Her harikulade BRICS’in görmezden gelinemeyeceğini belirtmek gerekir. BRICS’in, kendi bünyesinde “yükselen, gelişmekte güç”leri barındırdığı sürekli dillendirilse de Çin, ABD ile neredeyse eşit bir rakibe dönüşmüş durumda. BRICS+’nın ise ekonomik ve demografik kapasitesiyle G7 ile yarıştığı görülüyor. Daha da önemlisi enerji, kritik ham madde, tüketici sayısı ve teknoloji kapasitesiyle BRICS, herkes için büyük bir sağlayıcı ve pazar. Bu yüzden başta Küresel Güney ve gelişmekte olan ülkeler için bir cazip bir merkez olarak görülmeye devam edecek gibi duruyor. Yine de BRICS’in, küresel düzene alternatif bir yorum getireceği ya da daha adil bir küreselleşme yaratacağı iddiasıyla büyümesi olası görünmüyor.
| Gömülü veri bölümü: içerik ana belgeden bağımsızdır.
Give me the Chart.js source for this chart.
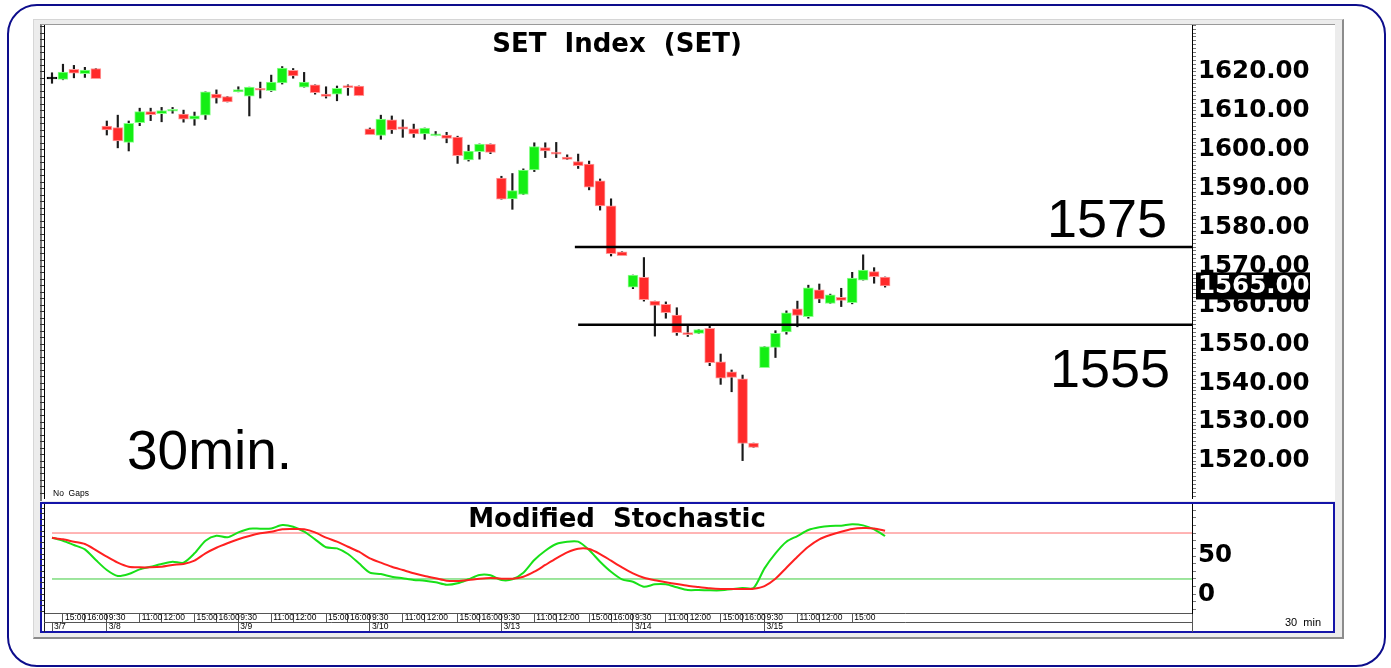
<!DOCTYPE html>
<html>
<head>
<meta charset="utf-8">
<script src="https://cdn.jsdelivr.net/npm/chart.js@4.4.1/dist/chart.umd.min.js"></script>
<style>
html,body{margin:0;padding:0;background:#fff;}
body{width:1391px;height:668px;position:relative;overflow:hidden;font-family:"Liberation Sans",Arial,sans-serif;}
.abs{position:absolute;}
#outer{left:7px;top:4px;width:1375px;height:659px;border:2px solid #0d0d8c;border-radius:30px;}
#frame{left:33px;top:19px;width:1308px;height:617px;background:#ececec;border-top:1px solid #d6d6d6;border-left:1px solid #d6d6d6;border-right:2px solid #8c8c8c;border-bottom:2px solid #8c8c8c;}
#mainPanel{left:40px;top:24px;width:1293px;height:476px;background:#fff;border-left:2px solid #7a7a7a;border-top:1px solid #9a9a9a;}
#stochPanel{left:40px;top:502px;width:1291px;height:127px;background:#fff;border:2px solid #1414a8;}
canvas{position:absolute;left:0;}
#main{top:0;}
#stoch{top:500px;}
.t{position:absolute;white-space:pre;line-height:1;color:#000;}
.title{font-family:"DejaVu Sans",sans-serif;font-weight:bold;font-size:26px;left:0;width:1234px;text-align:center;}
.big{font-family:"Liberation Sans",Arial,sans-serif;font-size:54px;}
.vline{position:absolute;width:1px;background:#555;}
</style>
</head>
<body>
<div id="outer" class="abs"></div>
<div id="frame" class="abs"></div>
<div id="mainPanel" class="abs"></div>
<div id="stochPanel" class="abs"></div>
<div class="vline" style="left:1192px;top:613px;height:19px;"></div>
<div class="vline" style="left:44px;top:613px;height:19px;background:#222;"></div>
<canvas id="main" width="1391" height="500"></canvas>
<canvas id="stoch" width="1391" height="135"></canvas>
<div class="t title" style="top:30px;">SET  Index  (SET)</div>
<div class="t title" style="top:505px;">Modified  Stochastic</div>
<div class="t big" style="left:1047px;top:191px;">1575</div>
<div class="t big" style="left:1050px;top:341px;">1555</div>
<div class="t big" style="left:127px;top:423px;font-size:55px;">30min.</div>
<div class="t" style="left:53px;top:489px;font-size:8.5px;">No  Gaps</div>
<div class="t" style="left:1285px;top:617px;font-size:11px;">30  min</div>
<script>
// ---------- data ----------
const dayLabels = ['3/7','3/8','3/9','3/10','3/13','3/14','3/15'];
const sessionTimes = ['9:30','10:00','10:30','11:00','11:30','12:00','12:30','14:30','15:00','15:30','16:00','16:30'];
const firstSessionStart = '14:30';
const shownTimes = ['9:30','11:00','12:00','15:00','16:00'];

const opens  = [1618.2,1618.1,1620.7,1619.6,1620.9,
  1606.1,1605.7,1601.9,1607.0,1609.8,1609.3,1609.9,1609.2,1607.9,1608.9,1614.3,1613.7,
  1614.9,1613.8,1615.6,1615.2,1617.2,1620.4,1616.1,1616.7,1614.3,1614.3,1616.3,1616.4,
  1605.4,1603.7,1607.7,1605.9,1605.4,1604.1,1603.6,1603.8,1603.3,1597.4,1599.5,1601.5,
  1592.7,1587.4,1588.5,1594.8,1600.6,1599.4,1598.1,1597.0,1596.3,1592.0,1585.6,1573.8,
  1564.7,1567.2,1561.1,1560.3,1557.5,1552.8,1552.8,1554.1,1545.5,1542.9,1541.1,1524.6,
  1544.0,1549.2,1553.2,1559.1,1557.1,1564.0,1560.5,1562.1,1560.7,1566.5,1568.7,1567.3];
const highs  = [1619.8,1622.0,1621.7,1621.2,1620.9,
  1607.4,1608.9,1607.4,1610.7,1610.7,1610.9,1610.9,1610.2,1609.7,1614.9,1615.4,1613.7,
  1616.2,1616.1,1617.4,1619.2,1621.4,1620.9,1619.9,1616.7,1616.2,1616.4,1616.7,1616.4,
  1605.6,1608.9,1608.7,1607.7,1606.6,1605.6,1604.7,1604.5,1603.5,1601.2,1601.5,1601.5,
  1593.2,1593.9,1595.1,1601.8,1601.8,1601.9,1598.7,1598.9,1597.1,1592.5,1587.4,1573.8,
  1567.8,1572.3,1561.1,1560.9,1559.4,1554.7,1553.8,1555.1,1547.5,1543.4,1542.1,1524.6,
  1549.4,1553.5,1558.6,1561.1,1565.2,1565.5,1562.9,1564.4,1568.5,1573.0,1569.7,1567.3];
const lows   = [1617.1,1618.0,1618.5,1618.6,1618.3,
  1603.8,1600.5,1599.7,1606.2,1607.5,1607.2,1609.4,1607.1,1606.3,1607.8,1612.0,1612.3,
  1614.9,1608.7,1613.3,1615.0,1616.9,1618.4,1616.1,1614.3,1613.3,1612.6,1614.0,1613.9,
  1603.9,1602.7,1604.2,1603.2,1603.2,1602.7,1603.6,1601.8,1596.5,1597.1,1597.6,1599.0,
  1587.3,1584.7,1588.5,1594.4,1598.0,1598.0,1597.5,1595.2,1589.7,1584.5,1572.7,1572.8,
  1564.3,1561.1,1552.1,1556.7,1552.3,1552.0,1552.8,1544.5,1539.7,1537.8,1520.1,1523.5,
  1544.0,1546.6,1552.6,1554.5,1556.7,1560.7,1560.5,1559.7,1560.4,1566.5,1565.7,1564.7];
const closes = [1618.2,1620.0,1619.7,1620.5,1618.3,
  1605.1,1602.3,1606.8,1609.8,1609.0,1610.1,1610.4,1607.9,1608.7,1614.9,1613.3,1612.3,
  1615.5,1616.1,1615.3,1617.4,1621.0,1619.0,1617.4,1614.7,1613.7,1615.8,1616.0,1613.9,
  1603.9,1607.9,1605.1,1605.3,1604.1,1605.6,1603.9,1602.9,1598.5,1599.7,1601.5,1599.3,
  1587.3,1589.5,1594.8,1600.8,1599.7,1598.9,1597.5,1595.9,1590.4,1585.6,1573.3,1572.8,
  1567.8,1561.5,1560.0,1558.1,1553.0,1552.5,1553.8,1545.3,1541.3,1541.5,1524.5,1523.5,
  1549.4,1552.8,1558.1,1557.4,1564.5,1561.6,1562.7,1561.3,1567.0,1569.1,1567.4,1565.0];

const stochK = [73.9,70,64.4,58.7,44.8,31.7,23.9,26.5,32.6,36,39.6,42.6,41.3,53.5,70,76.5,74.4,80.9,85.7,85.7,
  86,90.5,88.3,81.7,71.8,61.4,60,52.6,40.5,28.2,26.5,23,20.9,18.7,17.8,15.7,12.5,14.4,19.6,25.2,
  24.8,18.7,19.6,28.2,44.8,56.9,65.7,68.7,68.7,57.8,42.6,29.5,19.6,16.4,9.9,13,13,9.1,5.6,5.6,
  5.2,5.2,6.5,8.2,8.2,33.9,53.5,68.7,76.1,83.9,87.5,89.2,89.6,91.4,90,84.9,76.1];
const stochD = [73.9,71.8,68.7,65.7,57.8,49.1,41.3,36,35.2,35.2,36,38.3,39.6,43.9,53.5,60.8,66.6,71.8,76.1,79.6,
  81.7,84.9,85.2,84.9,80.9,73.9,68.7,62.1,55.6,47,41.3,36,31.7,27.4,23.9,20.9,17.8,17.4,18.7,20.4,
  21.3,20.4,20.4,23,29.5,38.3,47,54.8,59.5,59.1,52.6,43.9,35.2,27.4,21.7,18.3,15.7,13.4,11.2,9.5,
  7.8,6.9,6.9,6.9,7.3,10.8,20.4,34.7,49.1,62.1,71.8,77.4,81.7,85.2,86.5,86,83];

const priceTickLabels = [1520,1530,1540,1550,1560,1570,1580,1590,1600,1610,1620];
const stochTickLabels = [0,50];
const priceLevels = [1575,1555];
const priceLevelFrom = [47.7,48.0];   // bar position where each level line starts
const stochLevels = [80,20];

// ---------- derived ----------
const bars = [];
dayLabels.forEach((d, di) => {
  const start = di === 0 ? sessionTimes.indexOf(firstSessionStart) : 0;
  for (let t = start; t < sessionTimes.length; t++) bars.push({date: d, time: sessionTimes[t], first: t === start});
});
const idx = bars.map((_, i) => i);
// a time label needs room for its cell: skip ones too close to the last bar
const timeTicks = idx.filter(i => shownTimes.includes(bars[i].time) && i < bars.length - 2);
const dateTicks = idx.filter(i => bars[i].first);

const X_MIN = -0.73, X_MAX = 104.0;
const P_MIN = 1510.49, P_MAX = 1632.08;
const S_MIN = -24.4, S_MAX = 117.9;

const fix = (w, h) => s => {
  if (w != null) s.width = w;
  if (h != null) s.height = h;
  s.paddingLeft = 0; s.paddingRight = 0; s.paddingTop = 0; s.paddingBottom = 0;
};
const range = (a, b, step) => { const r = []; for (let k = Math.ceil(a / step); k * step <= b; k++) r.push(k * step); return r; };

const bodyColor = idx.map(i => closes[i] === opens[i] ? '#000' : (closes[i] > opens[i] ? '#14ee14' : '#ff2a2a'));
const bodyBorder = idx.map(i => closes[i] === opens[i] ? '#000' : (closes[i] > opens[i] ? '#8cff8c' : '#ff9a9a'));

const labelFont = {family: 'DejaVu Sans', weight: 'bold', size: 24.5};
const common = {responsive: false, animation: false, events: [],
  plugins: {legend: {display: false}, tooltip: {enabled: false}}};

const lastBox = {
  id: 'lastBox',
  afterDraw(chart) {
    const s = chart.scales.y, ctx = chart.ctx;
    const v = closes[closes.length - 1];
    const y = s.getPixelForValue(v);
    ctx.save();
    ctx.fillStyle = '#000';
    ctx.fillRect(s.left + 4, y - 13.5, 114, 27);
    ctx.fillStyle = '#fff';
    ctx.font = 'bold 24.5px "DejaVu Sans"';
    ctx.textBaseline = 'middle';
    ctx.textAlign = 'left';
    ctx.fillText(v.toFixed(2), s.left + 6, y + 1);
    ctx.restore();
  }
};

new Chart(document.getElementById('main'), {
  type: 'bar',
  data: {datasets: [
    ...priceLevels.map((lv, k) => ({type: 'line', xAxisID: 'x', yAxisID: 'y',
      data: [{x: priceLevelFrom[k], y: lv}, {x: X_MAX, y: lv}],
      borderColor: '#000', borderWidth: 2.5, pointRadius: 0})),
    {type: 'bar', xAxisID: 'x', yAxisID: 'y',
      data: idx.map(i => ({x: i, y: [opens[i], closes[i]]})),
      backgroundColor: bodyColor, borderColor: bodyBorder, borderWidth: 1, borderSkipped: false,
      barThickness: 10, minBarLength: 2, grouped: false},
    {type: 'bar', xAxisID: 'x', yAxisID: 'y',
      data: idx.map(i => ({x: i, y: [lows[i], highs[i]]})),
      backgroundColor: '#1a1a1a', barThickness: 1.5, grouped: false}
  ]},
  options: {...common,
    layout: {padding: {left: 40, top: 25, right: 0, bottom: 2}},
    scales: {
      x: {type: 'linear', min: X_MIN, max: X_MAX, offset: false, display: false, grid: {offset: false}},
      yL: {type: 'linear', position: 'left', min: P_MIN, max: P_MAX,
        afterBuildTicks: s => { s.ticks = range(P_MIN, P_MAX, 5 / 3).map(v => ({value: v})); },
        ticks: {display: false}, grid: {drawOnChartArea: false, tickLength: 4, color: '#333'},
        border: {color: '#000'}, afterFit: fix(4, null)},
      y: {type: 'linear', position: 'right', min: P_MIN, max: P_MAX,
        afterBuildTicks: s => { s.ticks = range(P_MIN, P_MAX, 1).map(v => ({value: v})); },
        ticks: {autoSkip: false, padding: 2, color: '#000', font: labelFont,
          callback: v => priceTickLabels.includes(Math.round(v * 100) / 100) ? v.toFixed(2) : ''},
        grid: {drawOnChartArea: false, tickLength: 4, color: '#777'},
        border: {color: '#000'}, afterFit: fix(199, null)}
    }
  },
  plugins: [lastBox]
});

const xAxisBase = (ticksArr, labelFn, weight) => ({
  type: 'linear', position: 'bottom', min: X_MIN, max: X_MAX, weight, offset: false,
  afterBuildTicks: s => { s.ticks = ticksArr.map(v => ({value: v})); },
  ticks: {autoSkip: false, maxRotation: 0, minRotation: 0, align: 'start', labelOffset: 2, padding: -9.3,
    color: '#000', font: {family: 'Liberation Sans', size: 8.5}, callback: labelFn},
  grid: {drawOnChartArea: false, tickLength: 9, color: '#555'},
  border: {color: '#555'},
  afterFit: fix(null, 9)
});

new Chart(document.getElementById('stoch'), {
  type: 'line',
  data: {datasets: [
    {xAxisID: 'x', yAxisID: 'y', data: idx.map(i => ({x: i, y: stochD[i]})), borderColor: '#ff2020', borderWidth: 2, pointRadius: 0, tension: 0.25},
    {xAxisID: 'x', yAxisID: 'y', data: idx.map(i => ({x: i, y: stochK[i]})), borderColor: '#18e018', borderWidth: 2, pointRadius: 0, tension: 0.25},
    ...stochLevels.map((lv, k) => ({xAxisID: 'x', yAxisID: 'y', data: [{x: 0, y: lv}, {x: X_MAX, y: lv}],
      borderColor: k === 0 ? '#ff6a6a' : '#3ccc3c', borderWidth: 1, pointRadius: 0}))
  ]},
  options: {...common,
    layout: {padding: {left: 40, top: 4, right: 0, bottom: 4}},
    scales: {
      x: xAxisBase(timeTicks, v => bars[v] ? bars[v].time : '', 0),
      x2: xAxisBase(dateTicks, v => bars[v] ? bars[v].date : '', 1),
      yL: {type: 'linear', position: 'left', min: S_MIN, max: S_MAX,
        afterBuildTicks: s => { s.ticks = range(S_MIN, S_MAX, 7.5).map(v => ({value: v})); },
        ticks: {display: false}, grid: {drawOnChartArea: false, tickLength: 4, color: '#333'},
        border: {color: '#000'}, afterFit: fix(4, null)},
      y: {type: 'linear', position: 'right', min: S_MIN, max: S_MAX,
        afterBuildTicks: s => { s.ticks = range(S_MIN, S_MAX, 10).map(v => ({value: v})); },
        ticks: {autoSkip: false, padding: 2, color: '#000', font: labelFont,
          callback: v => stochTickLabels.includes(Math.round(v)) ? String(Math.round(v)) : ''},
        grid: {drawOnChartArea: false, tickLength: 4, color: '#777'},
        border: {color: '#000'}, afterFit: fix(199, null)}
    }
  }
});
</script>
</body>
</html>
BRICS’in en güçlü -belki de en haklı iddiası- mevcut uluslararası kurumların reformu olsa da bu değişim için bir şey yapmadığı biliniyor. Özellikle Ukrayna ile pimi çekilen jeopolitik kaygılar ve BRICS içinde milliyetçi, korumacı ve ayrıca asimetrik rekabet gibi fikirlere yakın liderlerin yükselişi nedeniyle uluslararası kurumların daha az etkili hâle dönüştüğü ve reform yapılmasının imkânsız bir hâle geldiği biliniyor. Bu bağlamda şöyle bir yorum yapabiliriz: Mevcut küresel sorunlar ne BRICS ne de G7 gibi dar gruplaşmaların genişlemesiyle çözüme kavuşmayacak. Küresel sorunların çözümü, yalnızca sınırlı sayıda ülkenin katılımıyla değil, daha kapsayıcı, çok taraflı ve iş birliğine dayalı mekanizmaların etkin kılınmasıyla mümkün. BRICS ve G7 gibi gruplaşmalar, kendi bölgelerindeki etkilerini artırsa da iklim değişikliği ve güvenliğin çoklu boyutları (sağlık, gıda ve enerji güvenliği) gibi birçok krizin yönetiminde yalnızca belirli ülkeler arasındaki koordinasyonun ötesine geçilmesi gerektiriyor. Bu noktada G20, daha geniş bir perspektiften ve temsil gücünden yararlanarak, kutuplaştırıcı olmayan bir diplomasi anlayışını benimsemek için önemli bir gücü temsil ediyor. G20’nin hem gelişmiş hem de gelişmekte olan ekonomileri bir araya getiren yapısıyla, iş birliğine açık ve kapsamlı çözümler geliştirilmesine öncülük etmesi de muhtemel. Yine de sürdürülebilir kalkınma hedeflerinin ve küresel adaletin sağlanması ancak tüm aktörlerin, ülkeler üstü bir bilinçle ve uluslararası kurumlara olan güveni tazeleyerek katkı sunmasıyla sağlanabilir. Aksi hâlde -mevcut küresel sorunların boyutları ve karmaşık yapısı göz önüne alındığında- daha dar ve bölgesel bir yaklaşımların devam etmesi, sorunların çözümünü yavaşlatma riskini taşımaktan öteye gitmeyecek gibi duruyor.